(The request):
Copy the data below exactly.

----- Raw records

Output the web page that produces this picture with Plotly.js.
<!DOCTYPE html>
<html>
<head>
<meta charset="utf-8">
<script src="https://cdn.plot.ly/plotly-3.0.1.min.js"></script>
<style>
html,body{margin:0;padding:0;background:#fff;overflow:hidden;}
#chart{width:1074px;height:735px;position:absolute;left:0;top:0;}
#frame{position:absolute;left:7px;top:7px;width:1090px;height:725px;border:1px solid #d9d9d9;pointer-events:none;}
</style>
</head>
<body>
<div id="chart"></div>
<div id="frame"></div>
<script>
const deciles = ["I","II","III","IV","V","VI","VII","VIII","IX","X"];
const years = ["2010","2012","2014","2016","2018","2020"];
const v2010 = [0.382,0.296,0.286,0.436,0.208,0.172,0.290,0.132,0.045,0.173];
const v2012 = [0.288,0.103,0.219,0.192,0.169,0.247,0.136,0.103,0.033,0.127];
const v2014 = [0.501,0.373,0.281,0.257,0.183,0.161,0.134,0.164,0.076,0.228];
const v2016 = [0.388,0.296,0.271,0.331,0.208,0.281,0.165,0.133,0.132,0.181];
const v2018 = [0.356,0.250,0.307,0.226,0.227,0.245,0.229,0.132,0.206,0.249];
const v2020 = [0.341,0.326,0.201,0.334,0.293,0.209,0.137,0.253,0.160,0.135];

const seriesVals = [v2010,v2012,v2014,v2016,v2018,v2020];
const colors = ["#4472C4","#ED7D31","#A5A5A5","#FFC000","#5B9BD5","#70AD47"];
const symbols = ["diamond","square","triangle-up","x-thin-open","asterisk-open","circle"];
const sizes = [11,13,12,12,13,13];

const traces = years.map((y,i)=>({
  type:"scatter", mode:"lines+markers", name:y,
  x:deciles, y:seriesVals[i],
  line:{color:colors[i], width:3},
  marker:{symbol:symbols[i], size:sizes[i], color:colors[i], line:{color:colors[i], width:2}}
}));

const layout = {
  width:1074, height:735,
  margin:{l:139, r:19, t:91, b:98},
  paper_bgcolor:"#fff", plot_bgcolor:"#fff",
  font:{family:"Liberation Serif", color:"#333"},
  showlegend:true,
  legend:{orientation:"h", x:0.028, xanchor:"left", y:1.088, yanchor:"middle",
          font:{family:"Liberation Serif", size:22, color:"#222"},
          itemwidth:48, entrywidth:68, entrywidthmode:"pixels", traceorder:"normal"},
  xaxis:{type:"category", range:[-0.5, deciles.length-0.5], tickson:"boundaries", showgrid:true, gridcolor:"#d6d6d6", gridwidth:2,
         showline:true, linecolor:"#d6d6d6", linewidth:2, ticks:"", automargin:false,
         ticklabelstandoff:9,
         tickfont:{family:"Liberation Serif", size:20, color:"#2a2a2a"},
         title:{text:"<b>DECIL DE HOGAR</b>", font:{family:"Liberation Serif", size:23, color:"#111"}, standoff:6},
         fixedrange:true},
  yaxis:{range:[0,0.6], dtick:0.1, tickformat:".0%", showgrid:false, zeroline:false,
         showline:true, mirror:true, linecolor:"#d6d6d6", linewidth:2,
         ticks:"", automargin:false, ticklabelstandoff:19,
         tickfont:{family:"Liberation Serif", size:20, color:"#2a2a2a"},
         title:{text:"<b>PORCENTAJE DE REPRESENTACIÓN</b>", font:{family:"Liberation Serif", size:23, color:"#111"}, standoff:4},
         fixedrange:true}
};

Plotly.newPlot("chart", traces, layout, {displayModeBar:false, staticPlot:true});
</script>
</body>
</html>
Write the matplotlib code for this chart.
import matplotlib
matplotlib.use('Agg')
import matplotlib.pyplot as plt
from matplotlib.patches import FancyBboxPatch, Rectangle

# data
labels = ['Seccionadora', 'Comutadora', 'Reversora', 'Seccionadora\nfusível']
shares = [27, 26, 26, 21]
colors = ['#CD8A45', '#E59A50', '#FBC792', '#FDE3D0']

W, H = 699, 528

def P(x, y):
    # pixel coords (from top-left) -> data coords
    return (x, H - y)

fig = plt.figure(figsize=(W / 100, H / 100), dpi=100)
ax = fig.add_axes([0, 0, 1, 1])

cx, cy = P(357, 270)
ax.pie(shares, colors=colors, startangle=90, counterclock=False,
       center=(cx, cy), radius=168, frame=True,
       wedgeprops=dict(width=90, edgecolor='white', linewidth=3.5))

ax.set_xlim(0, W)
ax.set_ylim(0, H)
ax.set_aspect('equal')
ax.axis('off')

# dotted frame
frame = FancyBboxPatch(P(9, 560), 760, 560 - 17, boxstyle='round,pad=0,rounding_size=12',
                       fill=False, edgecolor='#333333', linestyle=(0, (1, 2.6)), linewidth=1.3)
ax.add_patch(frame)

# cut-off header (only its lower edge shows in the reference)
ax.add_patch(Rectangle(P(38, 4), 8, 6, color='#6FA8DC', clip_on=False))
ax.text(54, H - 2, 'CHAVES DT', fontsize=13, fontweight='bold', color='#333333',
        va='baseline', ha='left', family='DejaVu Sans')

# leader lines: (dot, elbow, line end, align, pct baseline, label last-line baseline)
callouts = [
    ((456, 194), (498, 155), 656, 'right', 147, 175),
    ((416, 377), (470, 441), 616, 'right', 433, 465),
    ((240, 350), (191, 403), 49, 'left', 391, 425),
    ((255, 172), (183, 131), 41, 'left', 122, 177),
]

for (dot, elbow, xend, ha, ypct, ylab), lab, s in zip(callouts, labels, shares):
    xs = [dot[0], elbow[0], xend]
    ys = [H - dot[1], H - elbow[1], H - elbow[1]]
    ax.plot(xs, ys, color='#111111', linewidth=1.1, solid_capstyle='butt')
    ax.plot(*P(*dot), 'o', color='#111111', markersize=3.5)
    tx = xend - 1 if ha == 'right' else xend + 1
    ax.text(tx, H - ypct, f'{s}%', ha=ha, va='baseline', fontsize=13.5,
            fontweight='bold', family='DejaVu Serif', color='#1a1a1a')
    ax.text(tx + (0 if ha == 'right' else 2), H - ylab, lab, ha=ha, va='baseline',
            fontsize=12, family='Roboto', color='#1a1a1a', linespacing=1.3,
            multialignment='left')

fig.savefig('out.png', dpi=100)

----------

(Task output):
Output the web page that produces this picture with Plotly.js.
<!DOCTYPE html>
<html>
<head>
<meta charset="utf-8">
<script src="https://cdn.plot.ly/plotly-3.0.1.min.js"></script>
<style>
html,body{margin:0;padding:0;background:#fff;overflow:hidden;}
#chart{width:1074px;height:735px;position:absolute;left:0;top:0;}
#frame{position:absolute;left:7px;top:7px;width:1090px;height:725px;border:1px solid #d9d9d9;pointer-events:none;}
</style>
</head>
<body>
<div id="chart"></div>
<div id="frame"></div>
<script>
const deciles = ["I","II","III","IV","V","VI","VII","VIII","IX","X"];
const years = ["2010","2012","2014","2016","2018","2020"];
const v2010 = [0.382,0.296,0.286,0.436,0.208,0.172,0.290,0.132,0.045,0.173];
const v2012 = [0.288,0.103,0.219,0.192,0.169,0.247,0.136,0.103,0.033,0.127];
const v2014 = [0.501,0.373,0.281,0.257,0.183,0.161,0.134,0.164,0.076,0.228];
const v2016 = [0.388,0.296,0.271,0.331,0.208,0.281,0.165,0.133,0.132,0.181];
const v2018 = [0.356,0.250,0.307,0.226,0.227,0.245,0.229,0.132,0.206,0.249];
const v2020 = [0.341,0.326,0.201,0.334,0.293,0.209,0.137,0.253,0.160,0.135];

const seriesVals = [v2010,v2012,v2014,v2016,v2018,v2020];
const colors = ["#4472C4","#ED7D31","#A5A5A5","#FFC000","#5B9BD5","#70AD47"];
const symbols = ["diamond","square","triangle-up","x-thin-open","asterisk-open","circle"];
const sizes = [11,13,12,12,13,13];

const traces = years.map((y,i)=>({
  type:"scatter", mode:"lines+markers", name:y,
  x:deciles, y:seriesVals[i],
  line:{color:colors[i], width:3},
  marker:{symbol:symbols[i], size:sizes[i], color:colors[i], line:{color:colors[i], width:2}}
}));

const layout = {
  width:1074, height:735,
  margin:{l:139, r:19, t:91, b:98},
  paper_bgcolor:"#fff", plot_bgcolor:"#fff",
  font:{family:"Liberation Serif", color:"#333"},
  showlegend:true,
  legend:{orientation:"h", x:0.028, xanchor:"left", y:1.088, yanchor:"middle",
          font:{family:"Liberation Serif", size:22, color:"#222"},
          itemwidth:48, entrywidth:68, entrywidthmode:"pixels", traceorder:"normal"},
  xaxis:{type:"category", range:[-0.5, deciles.length-0.5], tickson:"boundaries", showgrid:true, gridcolor:"#d6d6d6", gridwidth:2,
         showline:true, linecolor:"#d6d6d6", linewidth:2, ticks:"", automargin:false,
         ticklabelstandoff:9,
         tickfont:{family:"Liberation Serif", size:20, color:"#2a2a2a"},
         title:{text:"<b>DECIL DE HOGAR</b>", font:{family:"Liberation Serif", size:23, color:"#111"}, standoff:6},
         fixedrange:true},
  yaxis:{range:[0,0.6], dtick:0.1, tickformat:".0%", showgrid:false, zeroline:false,
         showline:true, mirror:true, linecolor:"#d6d6d6", linewidth:2,
         ticks:"", automargin:false, ticklabelstandoff:19,
         tickfont:{family:"Liberation Serif", size:20, color:"#2a2a2a"},
         title:{text:"<b>PORCENTAJE DE REPRESENTACIÓN</b>", font:{family:"Liberation Serif", size:23, color:"#111"}, standoff:4},
         fixedrange:true}
};

Plotly.newPlot("chart", traces, layout, {displayModeBar:false, staticPlot:true});
</script>
</body>
</html>
Write the matplotlib code for this chart.
import matplotlib
matplotlib.use('Agg')
import matplotlib.pyplot as plt
from matplotlib.patches import FancyBboxPatch, Rectangle

# data
labels = ['Seccionadora', 'Comutadora', 'Reversora', 'Seccionadora\nfusível']
shares = [27, 26, 26, 21]
colors = ['#CD8A45', '#E59A50', '#FBC792', '#FDE3D0']

W, H = 699, 528

def P(x, y):
    # pixel coords (from top-left) -> data coords
    return (x, H - y)

fig = plt.figure(figsize=(W / 100, H / 100), dpi=100)
ax = fig.add_axes([0, 0, 1, 1])

cx, cy = P(357, 270)
ax.pie(shares, colors=colors, startangle=90, counterclock=False,
       center=(cx, cy), radius=168, frame=True,
       wedgeprops=dict(width=90, edgecolor='white', linewidth=3.5))

ax.set_xlim(0, W)
ax.set_ylim(0, H)
ax.set_aspect('equal')
ax.axis('off')

# dotted frame
frame = FancyBboxPatch(P(9, 560), 760, 560 - 17, boxstyle='round,pad=0,rounding_size=12',
                       fill=False, edgecolor='#333333', linestyle=(0, (1, 2.6)), linewidth=1.3)
ax.add_patch(frame)

# cut-off header (only its lower edge shows in the reference)
ax.add_patch(Rectangle(P(38, 4), 8, 6, color='#6FA8DC', clip_on=False))
ax.text(54, H - 2, 'CHAVES DT', fontsize=13, fontweight='bold', color='#333333',
        va='baseline', ha='left', family='DejaVu Sans')

# leader lines: (dot, elbow, line end, align, pct baseline, label last-line baseline)
callouts = [
    ((456, 194), (498, 155), 656, 'right', 147, 175),
    ((416, 377), (470, 441), 616, 'right', 433, 465),
    ((240, 350), (191, 403), 49, 'left', 391, 425),
    ((255, 172), (183, 131), 41, 'left', 122, 177),
]

for (dot, elbow, xend, ha, ypct, ylab), lab, s in zip(callouts, labels, shares):
    xs = [dot[0], elbow[0], xend]
    ys = [H - dot[1], H - elbow[1], H - elbow[1]]
    ax.plot(xs, ys, color='#111111', linewidth=1.1, solid_capstyle='butt')
    ax.plot(*P(*dot), 'o', color='#111111', markersize=3.5)
    tx = xend - 1 if ha == 'right' else xend + 1
    ax.text(tx, H - ypct, f'{s}%', ha=ha, va='baseline', fontsize=13.5,
            fontweight='bold', family='DejaVu Serif', color='#1a1a1a')
    ax.text(tx + (0 if ha == 'right' else 2), H - ylab, lab, ha=ha, va='baseline',
            fontsize=12, family='Roboto', color='#1a1a1a', linespacing=1.3,
            multialignment='left')

fig.savefig('out.png', dpi=100)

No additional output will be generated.